We must find a way to make civil litigation more affordable and more financially accessible. We need to change the rules so that there are limits to the amount of written discovery, such as interrogatories and requests for production of documents. We need limits on the number and length of depositions. Depositions that take a full day or even multiple days should be a rarity, but unfortunately, they are becoming increasingly the rule, not the exception. We need more clarity on how to preserve and conduct discovery regarding electronic records. We need some limits to the costs associated with expert witnesses. Finally, we need to shorten the time it takes to get a case to trial. It is simply not acceptable for a case to take two, three, or even four years to get to trial.

In my opinion, the federal rules of civil procedure provide a good model for change. Pursuant to the federal rules, trial dates are scheduled early in the process and rarely changed. Discovery has manageable and meaningful limits, and deadlines are set early in the process and then enforced by the courts. Interrogatories are strictly limited, and the number and timing of depositions are restricted. There is more certainty and limits to the discovery process, and this helps reduce both abuse and costs.

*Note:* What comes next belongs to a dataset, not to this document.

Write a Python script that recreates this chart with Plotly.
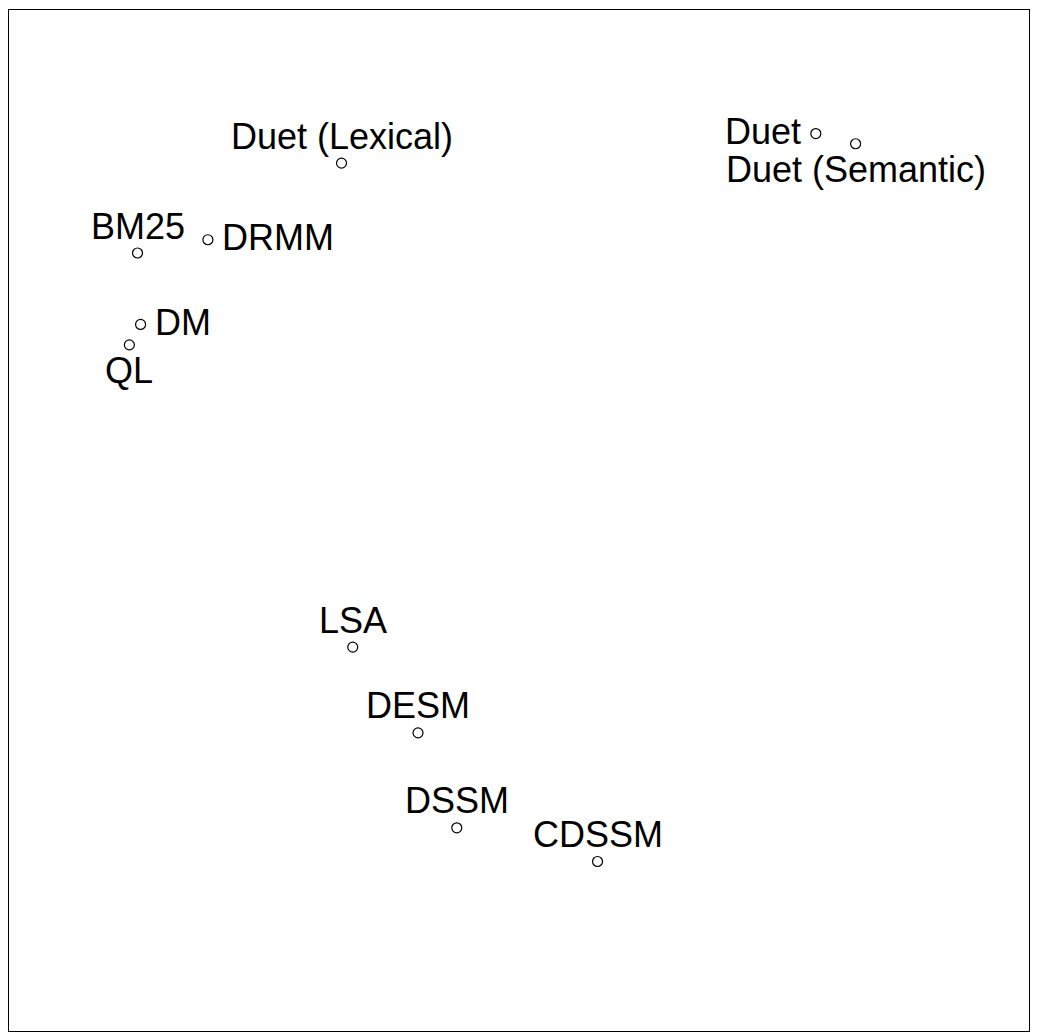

I believe that we should give serious thought to changing the civil rules to more closely resemble the federal rules. Not all of you will agree with this proposal, but I make it in part to stimulate some debate and discussion about these issues. We need to control the escalating costs of litigation; otherwise, it will become an increasingly irrelevant tool for our clients. Changing the civil rules is certainly not the only answer to this problem, but it may be a start.

Court Funding

Most of you know that the Bar Association and the state judiciary have been working together for almost five years to change the way that the state Legislature funds the trial court system. This effort is known as the Justice in Jeopardy Initiative, and it was started because the chronic under-funding of our trial courts had led to an impending crisis in court operations, civil legal aid, parent representation in dependency cases, and indigent public defense. 

In fact, several years ago a task force concluded that Washington ranked last in the nation in providing state funding for the costs of trial courts, prosecution, and public defense.

I am happy to report that the effort has led to many successes. In fact, in the last five years the state Legislature has increased state funding by $47.6 million, including: $16 million for parent representation in dependencies, $12.3 million for public defense, $8.3 million for civil legal aid, $6 million for statewide CASA, $2.4 million for district and municipal court judges’ salaries, $2 million for interpreters, and, finally, $600,000 for a juror-pay pilot project. Members of the Bar Association and the judiciary are very thankful for these efforts by members of the Legislature.

Unfortunately, for every step forward made with state funding, we seem to take two steps back with local funding by our counties and cities. The court system is easily overlooked when it comes to budget time during economic downturns, such as what we are now experiencing.

We need more judges, courtrooms, clerks, prosecutors, public defenders, and publicly funded lawyers for people with low incomes. But all of this requires more money. Unfortunately, this issue is not close to a solution and this bar association must continue to make every effort to ensure that our courts are adequately funded. We cannot become complacent about this critical issue.